This Rhubarb-Almond Cake Is the Only Reason I’m Turning on My Oven This Summer


Welcome to Never Fail, a weekly column where we wax poetic about the recipes that never, ever let us down.

Let me the set the scene. It was a couple of weeks ago, a blazing 90 degrees outside, and even hotter on the top floor of my building, which is where my apartment happens to be. And I decided to turn my oven on.

Why, in god’s name, would you do such a thing?, you might be thinking. Lucky for you, I have a very good answer: this Rhubarb-Almond Cake.

See, I had found the most beautiful rhubarb stalks at the farmers’ market the week before and, as any good impulse-shopper would, I bought them with no set idea of what I would do with them. By the time I found the motivation to use them, the stalks were teetering on the edge of going bad, and so I pulled out this old recipe by then BA food editor, now BA contributor, Alison Roman. (Yeah, that Alison Roman, the one with The Cookies.)

An Inventive Easter Dessert: Rhubarb-Almond Cake

I had made this cake a few years before to bring to a dinner party, but didn’t end up getting to eat much of it because my friends devoured it pretty much immediately—a good sign if I’ve ever seen one. (Bonus: I had everything I needed to make the thing in my pantry.)

So I warned my roommate to go into her room, turn on her AC, and close the door—I swear I’m a very good roommate!!!—and then I got to work.

rhubarb

Just look at that color.

The cake batter came together quickly. First I prepped my rhubarb, chopping most of it up into bite-sized pieces and reserving some whole stalks to decorate the top. Then I mixed together all my dry ingredients. The recipe calls for blanched almonds that are ground up in a food processor, but I used already-ground almond flour, which you can find pretty much everywhere (and makes for fewer dishes).

Then I beat together butter, sugar, and the seeds from one vanilla bean in my food processor until it was super light and fluffy. (I haven’t tried it, but I imagine you can do this with a handheld beater as well.) In went a couple of eggs, the dry ingredients, and finally the sour cream (which, for the record, can also be swapped with full-fat yogurt), until it all came together to form a thick, gloppy batter, the kind that makes you want to eat it all raw with your hands (just me?).

I then folded in the chopped rhubarb, spooned the batter into a buttered and sugared tart pan, placed the reserved rhubarb on top, sprinkled some extra sugar over it for good measure, and popped it into the oven. What emerged a little more than an hour later was so beautiful that suddenly all the sweating I had done that afternoon felt completely worth it—golden brown and crackly, with those dramatic ruby stalks sinking in just so, I nearly gasped with pleasure.

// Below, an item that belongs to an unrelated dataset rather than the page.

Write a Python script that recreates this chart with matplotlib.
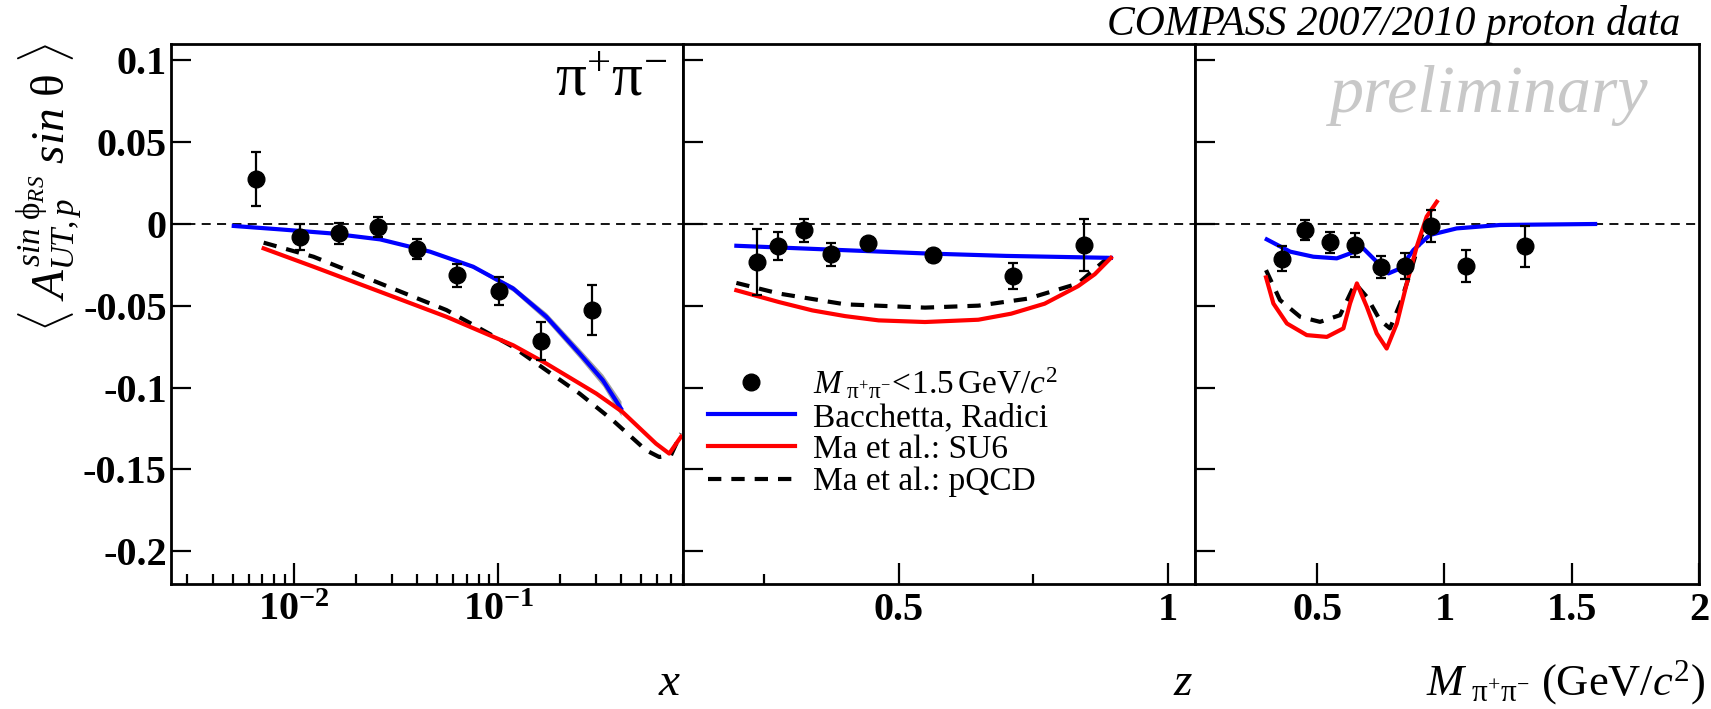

That cake lived on my counter for a couple days as I slowly chipped away at it. I shared a few pieces with a friend over a glass of afternoon wine while it was still slightly warm from the oven. The next morning I ate a slice for breakfast. And then dessert. Not that slowly, but definitely surely, it disappeared, somehow feeling just right at every time of day, the little black dress of cakes. Not too sweet, not too tart, the perfect tender crumb studded with beautiful little pockets of soft, sweet fruit.

Needless to say, I was still dreaming about this cake a week later. The only problem? There was no rhubarb in sight—not at the grocery store, not at the farmers’ market, and certainly not in my crisper. But I had peaches that needed using, so I subbed them in, and it came out beautifully. I plan on trying it with apricots ASAP— they’re looking mighty fine at the market these days—and then maybe Italian plums later in the season. The point is, this cake is officially in my summer rotation, even if it turns my already-hot apartment into a literal sauna. It’s just that good.